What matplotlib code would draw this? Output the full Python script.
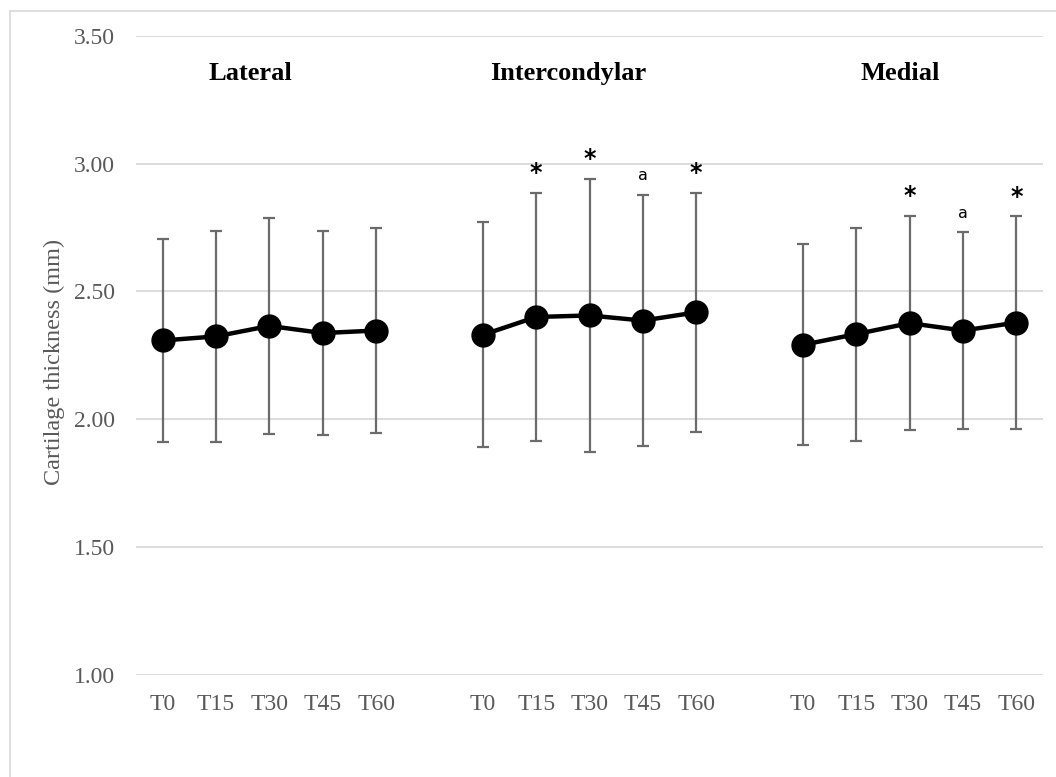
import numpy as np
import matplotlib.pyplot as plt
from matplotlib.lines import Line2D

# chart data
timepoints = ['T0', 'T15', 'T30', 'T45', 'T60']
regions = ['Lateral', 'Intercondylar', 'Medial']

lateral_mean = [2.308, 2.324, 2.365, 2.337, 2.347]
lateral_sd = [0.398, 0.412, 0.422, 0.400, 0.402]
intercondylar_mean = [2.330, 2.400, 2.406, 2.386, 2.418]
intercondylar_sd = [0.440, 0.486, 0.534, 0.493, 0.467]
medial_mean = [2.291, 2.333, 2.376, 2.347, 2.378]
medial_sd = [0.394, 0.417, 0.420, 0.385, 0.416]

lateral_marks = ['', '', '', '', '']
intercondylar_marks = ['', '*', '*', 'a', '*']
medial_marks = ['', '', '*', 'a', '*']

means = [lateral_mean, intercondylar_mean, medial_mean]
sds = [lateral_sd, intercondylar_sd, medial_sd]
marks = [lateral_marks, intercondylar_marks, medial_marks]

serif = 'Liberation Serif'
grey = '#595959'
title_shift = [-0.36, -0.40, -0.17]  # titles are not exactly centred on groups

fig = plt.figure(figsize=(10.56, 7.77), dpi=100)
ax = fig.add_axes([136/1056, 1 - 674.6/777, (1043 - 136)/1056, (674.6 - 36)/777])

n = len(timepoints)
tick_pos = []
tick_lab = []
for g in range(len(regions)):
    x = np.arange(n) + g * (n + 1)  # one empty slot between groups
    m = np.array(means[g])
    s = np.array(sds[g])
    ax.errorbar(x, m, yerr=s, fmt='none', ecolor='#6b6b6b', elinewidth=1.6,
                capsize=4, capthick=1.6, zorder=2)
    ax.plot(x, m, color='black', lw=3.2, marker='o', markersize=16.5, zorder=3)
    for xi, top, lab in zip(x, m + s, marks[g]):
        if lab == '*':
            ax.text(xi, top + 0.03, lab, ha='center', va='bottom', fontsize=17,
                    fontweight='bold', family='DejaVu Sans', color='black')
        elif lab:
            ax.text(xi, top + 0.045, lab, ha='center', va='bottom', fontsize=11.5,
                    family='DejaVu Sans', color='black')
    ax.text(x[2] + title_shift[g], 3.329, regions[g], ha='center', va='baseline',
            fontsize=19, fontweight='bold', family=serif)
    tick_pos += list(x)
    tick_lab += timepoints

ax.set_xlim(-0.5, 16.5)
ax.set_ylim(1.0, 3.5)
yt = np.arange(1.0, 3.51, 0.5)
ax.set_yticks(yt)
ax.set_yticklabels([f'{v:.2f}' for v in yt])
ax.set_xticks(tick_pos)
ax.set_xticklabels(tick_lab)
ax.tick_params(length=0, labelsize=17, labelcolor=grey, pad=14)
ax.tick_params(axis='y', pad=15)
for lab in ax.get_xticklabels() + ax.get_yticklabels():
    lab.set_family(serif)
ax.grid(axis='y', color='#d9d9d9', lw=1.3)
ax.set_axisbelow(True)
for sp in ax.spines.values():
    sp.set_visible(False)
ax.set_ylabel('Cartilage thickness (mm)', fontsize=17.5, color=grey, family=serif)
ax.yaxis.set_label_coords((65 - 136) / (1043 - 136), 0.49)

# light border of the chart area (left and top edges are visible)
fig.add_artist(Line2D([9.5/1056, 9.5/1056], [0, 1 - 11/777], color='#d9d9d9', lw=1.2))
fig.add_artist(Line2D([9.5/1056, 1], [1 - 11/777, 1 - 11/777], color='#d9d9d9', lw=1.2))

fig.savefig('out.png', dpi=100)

- [Instructions to follow]
Every line of the data should be copied as it stands, without the images.

- [Task result]
What matplotlib code would draw this? Output the full Python script.
import numpy as np
import matplotlib.pyplot as plt
from matplotlib.lines import Line2D

# chart data
timepoints = ['T0', 'T15', 'T30', 'T45', 'T60']
regions = ['Lateral', 'Intercondylar', 'Medial']

lateral_mean = [2.308, 2.324, 2.365, 2.337, 2.347]
lateral_sd = [0.398, 0.412, 0.422, 0.400, 0.402]
intercondylar_mean = [2.330, 2.400, 2.406, 2.386, 2.418]
intercondylar_sd = [0.440, 0.486, 0.534, 0.493, 0.467]
medial_mean = [2.291, 2.333, 2.376, 2.347, 2.378]
medial_sd = [0.394, 0.417, 0.420, 0.385, 0.416]

lateral_marks = ['', '', '', '', '']
intercondylar_marks = ['', '*', '*', 'a', '*']
medial_marks = ['', '', '*', 'a', '*']

means = [lateral_mean, intercondylar_mean, medial_mean]
sds = [lateral_sd, intercondylar_sd, medial_sd]
marks = [lateral_marks, intercondylar_marks, medial_marks]

serif = 'Liberation Serif'
grey = '#595959'
title_shift = [-0.36, -0.40, -0.17]  # titles are not exactly centred on groups

fig = plt.figure(figsize=(10.56, 7.77), dpi=100)
ax = fig.add_axes([136/1056, 1 - 674.6/777, (1043 - 136)/1056, (674.6 - 36)/777])

n = len(timepoints)
tick_pos = []
tick_lab = []
for g in range(len(regions)):
    x = np.arange(n) + g * (n + 1)  # one empty slot between groups
    m = np.array(means[g])
    s = np.array(sds[g])
    ax.errorbar(x, m, yerr=s, fmt='none', ecolor='#6b6b6b', elinewidth=1.6,
                capsize=4, capthick=1.6, zorder=2)
    ax.plot(x, m, color='black', lw=3.2, marker='o', markersize=16.5, zorder=3)
    for xi, top, lab in zip(x, m + s, marks[g]):
        if lab == '*':
            ax.text(xi, top + 0.03, lab, ha='center', va='bottom', fontsize=17,
                    fontweight='bold', family='DejaVu Sans', color='black')
        elif lab:
            ax.text(xi, top + 0.045, lab, ha='center', va='bottom', fontsize=11.5,
                    family='DejaVu Sans', color='black')
    ax.text(x[2] + title_shift[g], 3.329, regions[g], ha='center', va='baseline',
            fontsize=19, fontweight='bold', family=serif)
    tick_pos += list(x)
    tick_lab += timepoints

ax.set_xlim(-0.5, 16.5)
ax.set_ylim(1.0, 3.5)
yt = np.arange(1.0, 3.51, 0.5)
ax.set_yticks(yt)
ax.set_yticklabels([f'{v:.2f}' for v in yt])
ax.set_xticks(tick_pos)
ax.set_xticklabels(tick_lab)
ax.tick_params(length=0, labelsize=17, labelcolor=grey, pad=14)
ax.tick_params(axis='y', pad=15)
for lab in ax.get_xticklabels() + ax.get_yticklabels():
    lab.set_family(serif)
ax.grid(axis='y', color='#d9d9d9', lw=1.3)
ax.set_axisbelow(True)
for sp in ax.spines.values():
    sp.set_visible(False)
ax.set_ylabel('Cartilage thickness (mm)', fontsize=17.5, color=grey, family=serif)
ax.yaxis.set_label_coords((65 - 136) / (1043 - 136), 0.49)

# light border of the chart area (left and top edges are visible)
fig.add_artist(Line2D([9.5/1056, 9.5/1056], [0, 1 - 11/777], color='#d9d9d9', lw=1.2))
fig.add_artist(Line2D([9.5/1056, 1], [1 - 11/777, 1 - 11/777], color='#d9d9d9', lw=1.2))

fig.savefig('out.png', dpi=100)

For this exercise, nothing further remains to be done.